GENEVA: Migrants stuck in Libya while trying to reach Europe are being systematically tortured and forced into sexual slavery -- a crime against humanity, a United Nations investigation said on Monday.
The probe said it was deeply concerned at the deteriorating human rights situation in the conflict-torn North African country. “There are grounds to believe a wide array of war crimes and crimes against humanity have been committed by state security forces and armed militia groups,” the investigators concluded.
“Migrants, in particular, have been targeted and there is overwhelming evidence that they have been systematically tortured” in detention centres, the UN Independent Fact-Finding Mission on Libya said.
The report said there were reasonable grounds to believe that sexual slavery, a crime against humanity, was committed against migrants. And the investigators voiced concern about the deprivation of liberty of Libyans and migrants throughout the country, in what they said could also amount to crimes against humanity.
They found numerous cases of “arbitrary detention, murder, torture, rape, enslavement, sexual slavery, extrajudicial killing and enforced disappearance, confirming their widespread practice in Libya”.
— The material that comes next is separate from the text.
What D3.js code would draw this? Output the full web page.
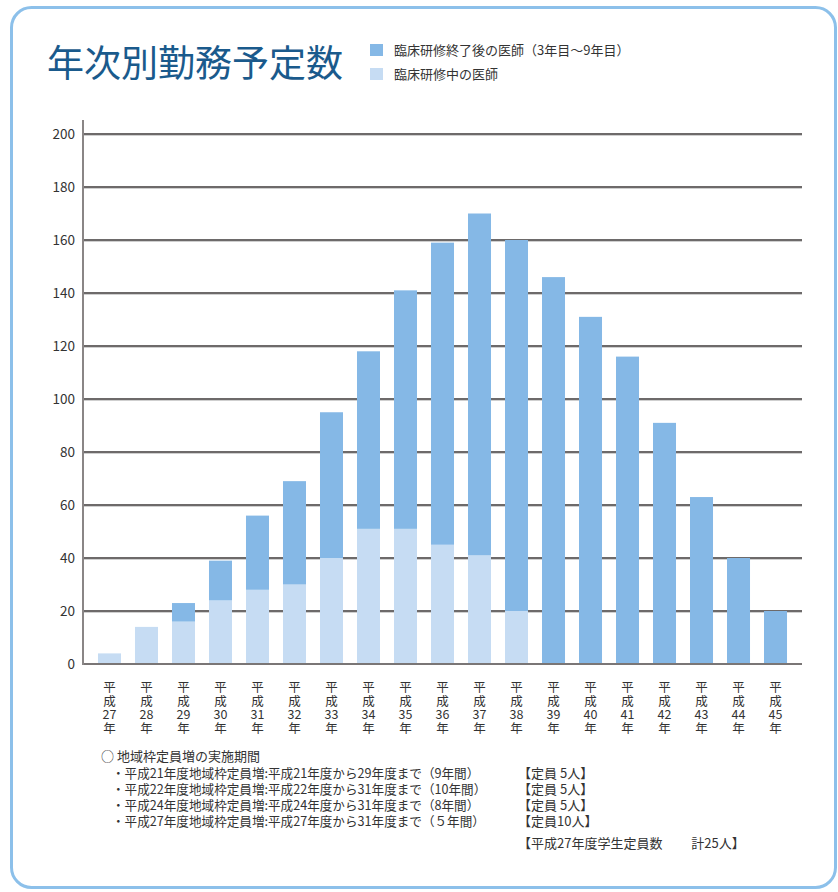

People held in detention were regularly subjected to “torture, solitary confinement, held incommunicado, and denied adequate access to water, food, toilets, sanitation, light, exercise, medical care, legal counsel, and communication with family members”, the investigators said. But they said nearly all the survivors they interviewed did not lodge official complaints out of fear of reprisals, arrest, extortion and a lack of confidence in the justice system. The three-member panel said there was a broad effort by the authorities in Libya to repress dissent by civil society.